__Given exercise__:
From the listing below, pull out the lines that hold "matplotlib".

__Data provided__:
________
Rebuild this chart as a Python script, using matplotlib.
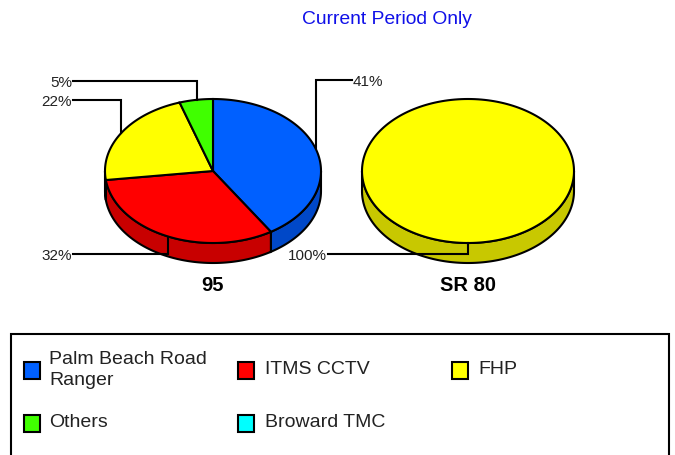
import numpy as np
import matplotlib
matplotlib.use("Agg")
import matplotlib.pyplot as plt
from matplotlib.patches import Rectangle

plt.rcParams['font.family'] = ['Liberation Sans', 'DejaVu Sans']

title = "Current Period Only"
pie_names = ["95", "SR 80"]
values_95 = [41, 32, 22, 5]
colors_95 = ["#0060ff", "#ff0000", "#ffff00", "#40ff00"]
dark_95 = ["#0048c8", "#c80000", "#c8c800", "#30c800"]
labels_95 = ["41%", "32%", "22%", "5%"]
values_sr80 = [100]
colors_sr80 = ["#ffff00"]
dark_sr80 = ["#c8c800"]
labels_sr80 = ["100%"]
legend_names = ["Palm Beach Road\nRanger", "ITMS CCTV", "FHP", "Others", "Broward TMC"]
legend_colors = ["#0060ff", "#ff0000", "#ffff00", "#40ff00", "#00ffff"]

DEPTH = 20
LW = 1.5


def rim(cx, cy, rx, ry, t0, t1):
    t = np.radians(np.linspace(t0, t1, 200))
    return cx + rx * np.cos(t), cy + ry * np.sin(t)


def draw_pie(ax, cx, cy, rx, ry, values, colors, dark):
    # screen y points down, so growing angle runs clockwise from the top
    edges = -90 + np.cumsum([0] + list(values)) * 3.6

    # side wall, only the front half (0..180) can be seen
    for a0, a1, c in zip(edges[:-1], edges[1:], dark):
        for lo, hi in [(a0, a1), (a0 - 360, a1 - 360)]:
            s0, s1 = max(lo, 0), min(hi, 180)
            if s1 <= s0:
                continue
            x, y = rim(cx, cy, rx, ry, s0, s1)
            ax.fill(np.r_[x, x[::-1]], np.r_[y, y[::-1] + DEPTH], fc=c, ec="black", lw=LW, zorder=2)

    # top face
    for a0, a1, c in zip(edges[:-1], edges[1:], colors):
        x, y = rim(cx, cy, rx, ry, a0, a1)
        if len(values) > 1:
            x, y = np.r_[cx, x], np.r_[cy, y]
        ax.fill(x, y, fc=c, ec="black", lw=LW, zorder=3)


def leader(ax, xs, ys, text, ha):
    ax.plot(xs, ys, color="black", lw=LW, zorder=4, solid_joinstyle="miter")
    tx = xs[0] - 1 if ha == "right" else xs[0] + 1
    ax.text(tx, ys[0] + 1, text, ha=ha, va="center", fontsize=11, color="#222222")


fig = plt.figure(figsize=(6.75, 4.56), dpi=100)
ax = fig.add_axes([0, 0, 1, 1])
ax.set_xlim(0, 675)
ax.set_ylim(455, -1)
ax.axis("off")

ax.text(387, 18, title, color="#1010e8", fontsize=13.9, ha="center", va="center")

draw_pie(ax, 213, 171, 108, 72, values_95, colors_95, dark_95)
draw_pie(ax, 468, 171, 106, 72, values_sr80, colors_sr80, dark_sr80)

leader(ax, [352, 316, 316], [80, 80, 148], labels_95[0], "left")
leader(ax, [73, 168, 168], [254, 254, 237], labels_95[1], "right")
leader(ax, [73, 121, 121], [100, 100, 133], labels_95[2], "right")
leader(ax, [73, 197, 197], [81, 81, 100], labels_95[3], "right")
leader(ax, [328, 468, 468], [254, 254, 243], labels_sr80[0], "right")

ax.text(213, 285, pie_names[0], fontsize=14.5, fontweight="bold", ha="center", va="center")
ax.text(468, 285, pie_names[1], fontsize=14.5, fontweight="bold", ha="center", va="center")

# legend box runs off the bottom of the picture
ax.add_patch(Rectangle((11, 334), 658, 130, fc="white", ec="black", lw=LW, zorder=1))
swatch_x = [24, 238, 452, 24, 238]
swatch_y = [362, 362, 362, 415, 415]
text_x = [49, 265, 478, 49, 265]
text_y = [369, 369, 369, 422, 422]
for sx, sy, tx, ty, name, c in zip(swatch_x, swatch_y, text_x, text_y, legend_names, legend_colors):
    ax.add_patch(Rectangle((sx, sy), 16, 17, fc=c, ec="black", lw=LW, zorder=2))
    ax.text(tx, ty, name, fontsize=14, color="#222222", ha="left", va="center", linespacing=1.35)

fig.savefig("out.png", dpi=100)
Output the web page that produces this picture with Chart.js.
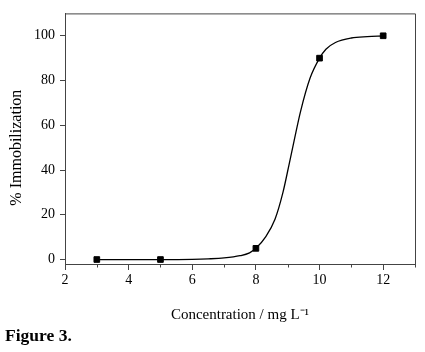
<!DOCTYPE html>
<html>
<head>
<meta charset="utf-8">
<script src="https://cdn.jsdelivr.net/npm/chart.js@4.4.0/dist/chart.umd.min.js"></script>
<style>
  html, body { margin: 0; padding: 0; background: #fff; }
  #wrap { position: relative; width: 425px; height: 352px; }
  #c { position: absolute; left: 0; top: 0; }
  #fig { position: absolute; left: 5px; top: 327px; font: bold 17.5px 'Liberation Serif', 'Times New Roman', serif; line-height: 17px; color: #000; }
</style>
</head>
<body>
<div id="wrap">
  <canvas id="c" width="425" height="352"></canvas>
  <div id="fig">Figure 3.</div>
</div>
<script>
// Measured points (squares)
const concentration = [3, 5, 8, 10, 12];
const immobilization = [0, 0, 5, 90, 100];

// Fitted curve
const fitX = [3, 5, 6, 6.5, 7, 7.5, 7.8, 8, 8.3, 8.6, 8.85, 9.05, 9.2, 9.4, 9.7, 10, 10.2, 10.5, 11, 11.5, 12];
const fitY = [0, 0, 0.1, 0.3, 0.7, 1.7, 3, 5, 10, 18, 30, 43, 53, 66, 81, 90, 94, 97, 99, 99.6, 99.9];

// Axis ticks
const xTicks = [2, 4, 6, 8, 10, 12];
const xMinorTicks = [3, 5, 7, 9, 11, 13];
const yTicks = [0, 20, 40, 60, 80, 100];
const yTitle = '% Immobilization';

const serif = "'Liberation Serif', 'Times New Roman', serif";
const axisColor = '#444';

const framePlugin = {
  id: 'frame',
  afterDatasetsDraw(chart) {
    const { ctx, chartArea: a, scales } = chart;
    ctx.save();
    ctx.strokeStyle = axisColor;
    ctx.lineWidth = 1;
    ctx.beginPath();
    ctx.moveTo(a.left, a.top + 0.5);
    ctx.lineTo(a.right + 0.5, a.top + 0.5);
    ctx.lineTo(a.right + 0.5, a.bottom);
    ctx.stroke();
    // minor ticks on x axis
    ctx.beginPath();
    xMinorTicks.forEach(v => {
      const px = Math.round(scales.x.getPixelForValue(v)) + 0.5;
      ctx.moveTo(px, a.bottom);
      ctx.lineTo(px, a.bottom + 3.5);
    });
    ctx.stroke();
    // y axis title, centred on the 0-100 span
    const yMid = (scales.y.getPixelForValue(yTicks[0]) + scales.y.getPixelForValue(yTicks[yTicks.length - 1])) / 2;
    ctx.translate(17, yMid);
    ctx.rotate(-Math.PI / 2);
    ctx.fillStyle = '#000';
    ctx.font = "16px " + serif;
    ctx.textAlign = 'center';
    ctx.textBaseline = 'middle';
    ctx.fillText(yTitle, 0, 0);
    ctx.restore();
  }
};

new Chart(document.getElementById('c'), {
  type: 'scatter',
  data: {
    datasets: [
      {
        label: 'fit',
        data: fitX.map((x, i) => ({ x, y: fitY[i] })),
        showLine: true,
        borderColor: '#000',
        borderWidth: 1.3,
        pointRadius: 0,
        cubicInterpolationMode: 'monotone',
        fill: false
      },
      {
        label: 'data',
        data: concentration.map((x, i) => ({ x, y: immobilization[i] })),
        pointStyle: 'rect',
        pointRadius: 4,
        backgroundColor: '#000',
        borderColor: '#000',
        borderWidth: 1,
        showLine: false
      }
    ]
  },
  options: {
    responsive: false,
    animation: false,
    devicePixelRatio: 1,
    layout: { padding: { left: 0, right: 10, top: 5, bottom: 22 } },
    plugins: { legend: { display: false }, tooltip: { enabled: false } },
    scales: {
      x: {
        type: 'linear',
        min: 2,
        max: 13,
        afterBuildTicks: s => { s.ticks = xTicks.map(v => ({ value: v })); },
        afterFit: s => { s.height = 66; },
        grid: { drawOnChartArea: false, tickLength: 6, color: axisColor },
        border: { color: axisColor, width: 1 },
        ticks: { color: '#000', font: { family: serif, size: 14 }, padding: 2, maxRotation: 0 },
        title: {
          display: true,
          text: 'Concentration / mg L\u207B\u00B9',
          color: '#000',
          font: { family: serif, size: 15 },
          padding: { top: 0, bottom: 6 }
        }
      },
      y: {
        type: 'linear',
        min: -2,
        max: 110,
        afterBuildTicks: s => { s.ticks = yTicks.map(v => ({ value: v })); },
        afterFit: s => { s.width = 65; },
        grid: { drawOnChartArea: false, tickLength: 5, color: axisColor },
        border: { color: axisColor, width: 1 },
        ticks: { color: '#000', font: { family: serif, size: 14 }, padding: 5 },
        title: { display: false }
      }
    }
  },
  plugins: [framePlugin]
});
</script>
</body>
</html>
________
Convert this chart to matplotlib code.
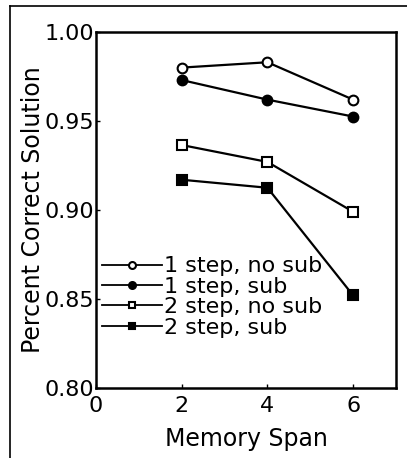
________
__Expected output__:
Rebuild this chart as a Python script, using matplotlib.
import matplotlib
matplotlib.use("Agg")
import matplotlib.pyplot as plt
from matplotlib.patches import Rectangle
Convert this chart to matplotlib code.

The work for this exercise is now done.